[CSUR21] 异常检测方法、模型和分类 (II) - 近邻方法｜YOLO

2.5k words in total, 10 minutes required.

Boukerche, Azzedine, Lining Zheng, and Omar Alfandi. “Outlier Detection: Methods, Models, and Classification.” ACM Computing Surveys 53, no. 3 (May 31, 2021): 1–37. https://doi.org/10.1145/3381028.

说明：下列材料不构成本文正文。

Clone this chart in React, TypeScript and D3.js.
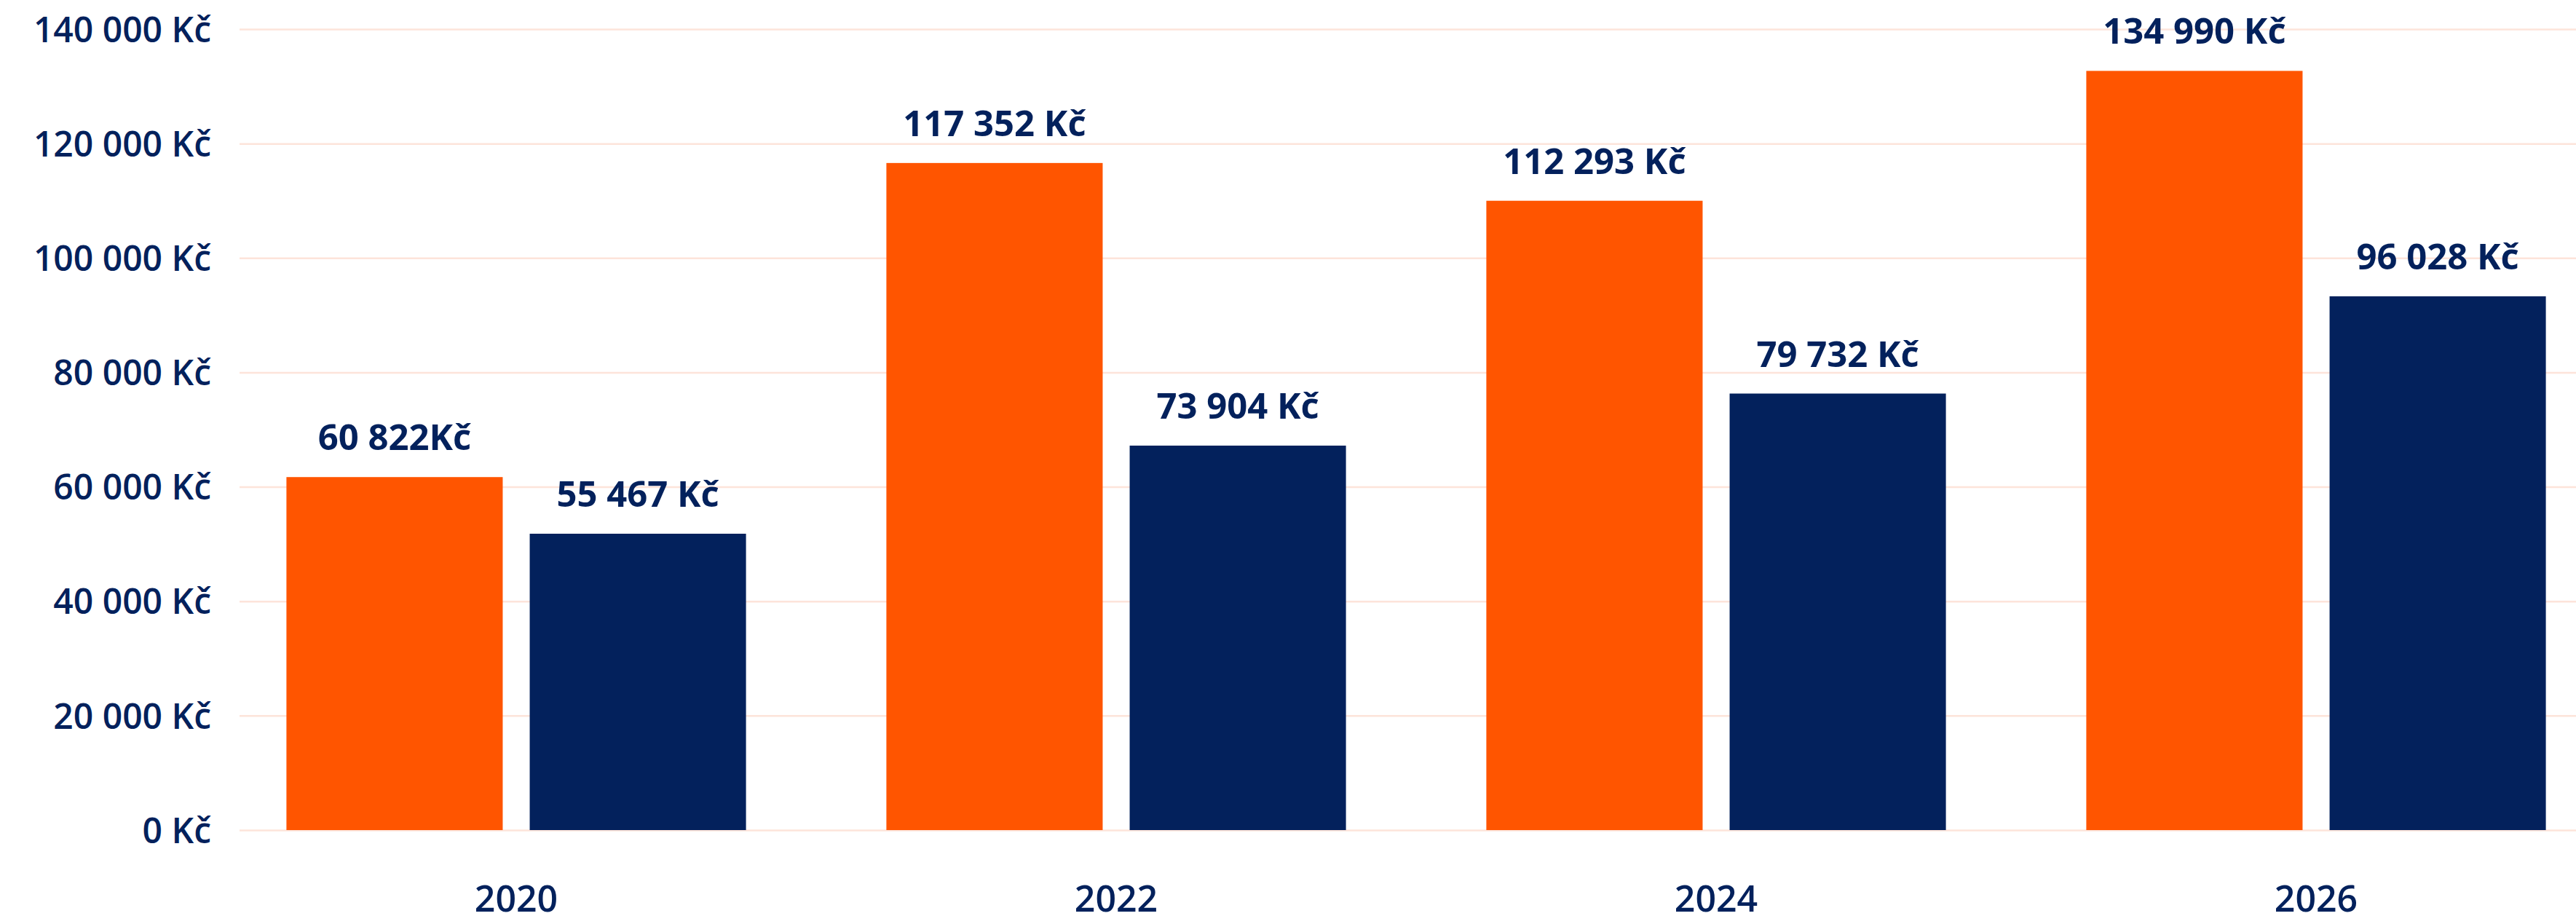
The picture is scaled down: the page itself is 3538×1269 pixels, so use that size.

文章较长，笔记分为多篇，上一篇主要介绍了异常检测方法的概念和分类。

近邻方法 (Proximity-based Approaches) 主要分为两种，基于最近邻 (Nearest-neighbor) 的和基于聚类 (clustering) 的。

1. 最近邻方法

Neighborhood有两类:

k nearest neighbors (kNN)：kNN的传统abnormality定义为 k-th distance 或者 sum of top-k distances，如^[12]，这些方法中，可以使用index如KD-tree，R-tree，X-tree等进行加速，复杂度可从$O(n^2 d)$下降到 $O(n \log n d)$，但是对于高维数据 ($d \gg 0$) 扩展性并不高
a neighborhood within a pre-specified radius (density): 传统abnormality定义为近邻点的数量

这些方法都是global的，考虑到不同区域变化的density，往往和real-life semantics有偏差。以下介绍一些local方法。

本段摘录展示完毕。